* _Given material_:
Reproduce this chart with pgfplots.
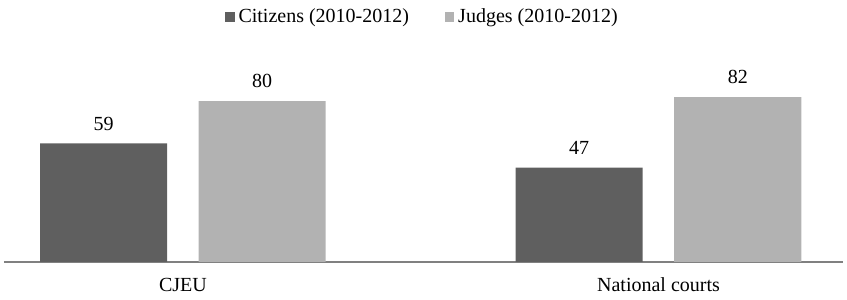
\documentclass[border=0pt]{standalone}
\usepackage{pgfplots}
\pgfplotsset{compat=1.18}
\usepackage{fontspec}
\setmainfont{Liberation Serif}
\definecolor{darkbar}{HTML}{5F5F5F}
\definecolor{lightbar}{HTML}{B2B2B2}
\definecolor{axisgray}{HTML}{808080}
\begin{document}
\begin{tikzpicture}
\useasboundingbox (-2pt,-19pt) rectangle (421.5pt,131pt);
\begin{axis}[
  at={(0,0)}, anchor=south west,
  scale only axis,
  width=419.5pt, height=100.5pt,
  font=\fontsize{10}{12}\selectfont,
  /pgf/number format/assume math mode=true,
  ybar=15.75pt, bar width=63.5pt,
  xmin=-0.3764, xmax=1.388,
  ymin=0, ymax=100,
  axis x line*=bottom,
  axis y line=none,
  x axis line style={axisgray, line width=0.6pt, -},
  xtick=data,
  xticklabels={CJEU, National courts},
  major tick length=0pt,
  xticklabel style={yshift=-4.5pt},
  nodes near coords,
  every node near coord/.append style={font=\fontsize{10}{12}\selectfont, yshift=3pt},
  legend style={at={(0.5,1)}, anchor=center, yshift=22pt, draw=none,
    font=\fontsize{10}{12}\selectfont, legend columns=2,
    /tikz/every even column/.append style={column sep=16pt}},
  legend image code/.code={\fill[#1] (0pt,-2.3pt) rectangle (4.6pt,2.3pt);},
]
\addplot[fill=darkbar, draw=none] coordinates {(0,59) (1,47)};
\addplot[fill=lightbar, draw=none] coordinates {(0,80) (1,82)};
\legend{Citizens (2010-2012), Judges (2010-2012)}
\end{axis}
\end{tikzpicture}
\end{document}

* _Goal_:
In your copy of the listing above, reproduce each line exactly and omit all pictures.

* _Result of this task_:
Reproduce this chart with pgfplots.
\documentclass[border=0pt]{standalone}
\usepackage{pgfplots}
\pgfplotsset{compat=1.18}
\usepackage{fontspec}
\setmainfont{Liberation Serif}
\definecolor{darkbar}{HTML}{5F5F5F}
\definecolor{lightbar}{HTML}{B2B2B2}
\definecolor{axisgray}{HTML}{808080}
\begin{document}
\begin{tikzpicture}
\useasboundingbox (-2pt,-19pt) rectangle (421.5pt,131pt);
\begin{axis}[
  at={(0,0)}, anchor=south west,
  scale only axis,
  width=419.5pt, height=100.5pt,
  font=\fontsize{10}{12}\selectfont,
  /pgf/number format/assume math mode=true,
  ybar=15.75pt, bar width=63.5pt,
  xmin=-0.3764, xmax=1.388,
  ymin=0, ymax=100,
  axis x line*=bottom,
  axis y line=none,
  x axis line style={axisgray, line width=0.6pt, -},
  xtick=data,
  xticklabels={CJEU, National courts},
  major tick length=0pt,
  xticklabel style={yshift=-4.5pt},
  nodes near coords,
  every node near coord/.append style={font=\fontsize{10}{12}\selectfont, yshift=3pt},
  legend style={at={(0.5,1)}, anchor=center, yshift=22pt, draw=none,
    font=\fontsize{10}{12}\selectfont, legend columns=2,
    /tikz/every even column/.append style={column sep=16pt}},
  legend image code/.code={\fill[#1] (0pt,-2.3pt) rectangle (4.6pt,2.3pt);},
]
\addplot[fill=darkbar, draw=none] coordinates {(0,59) (1,47)};
\addplot[fill=lightbar, draw=none] coordinates {(0,80) (1,82)};
\legend{Citizens (2010-2012), Judges (2010-2012)}
\end{axis}
\end{tikzpicture}
\end{document}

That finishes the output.